Source: Brian Wang

Students of the US Marine Corps War College held a WW3 wargame over a couple of days. They created the scenario of a simultaneous Russian attack on Eastern Europe, North Korea attacking South Korea and China attacking Taiwan.

They used GMT Games war games.

There were three red teams, representing Russia, China, and North Korea who were against three blue teams representing Taiwan, Indo-Pacific Command (Korea conflict) and European Command. All teams coordinated their activities both before the conflict and during.

Each team was given $200 billion dollars to invest in technology, equipment or diplomacy. Russia and China teams were forced to split their funding. Every team invested heavily in hypersonic technology, cyber (offensive and defensive), space, and lasers. The U.S. team also invested a large sum in directed diplomacy and upgrading logistics infrastructure.

What Was Learned

The US and allies would win but there would be high casualties. In the first week of the war, US and allies would have 150,000 losses (World War I levels of attrition) from fighting in Poland, Korea, and Taiwan.

Actual logistics was hugely simplified for the game. However, it was noted the current U.S. military infrastructure could not support even half the forces for intense conflict.

The commercial wargames were overly realistic and therefore very complex and difficult to master, and time-consuming to play. The designer has agreed to produce a simplified rule-set that will allow for more student iterations without sacrificing realism.

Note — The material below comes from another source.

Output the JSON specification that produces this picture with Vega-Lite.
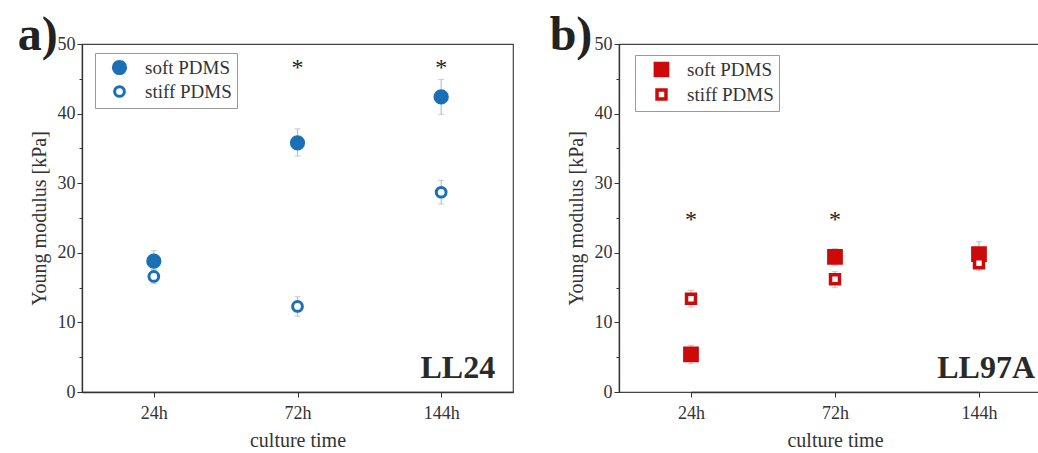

In Korea, the allies must hold for approximately 10 days before the North Korean logistics system collapses. The fighting remains brutal even after North Korea’s logistics system collapses. Moreover, the restrictive terrain and density of forces leads to particularly intense combat.

Cyber attacks combined with maneuver forces always proved to be a deadly combination. A cyberattack on its own was close to useless.

Airpower was a decisive advantage on the battlefield. However, planes rarely assisted the ground war until after a multi-week campaign to break enemy air defenses.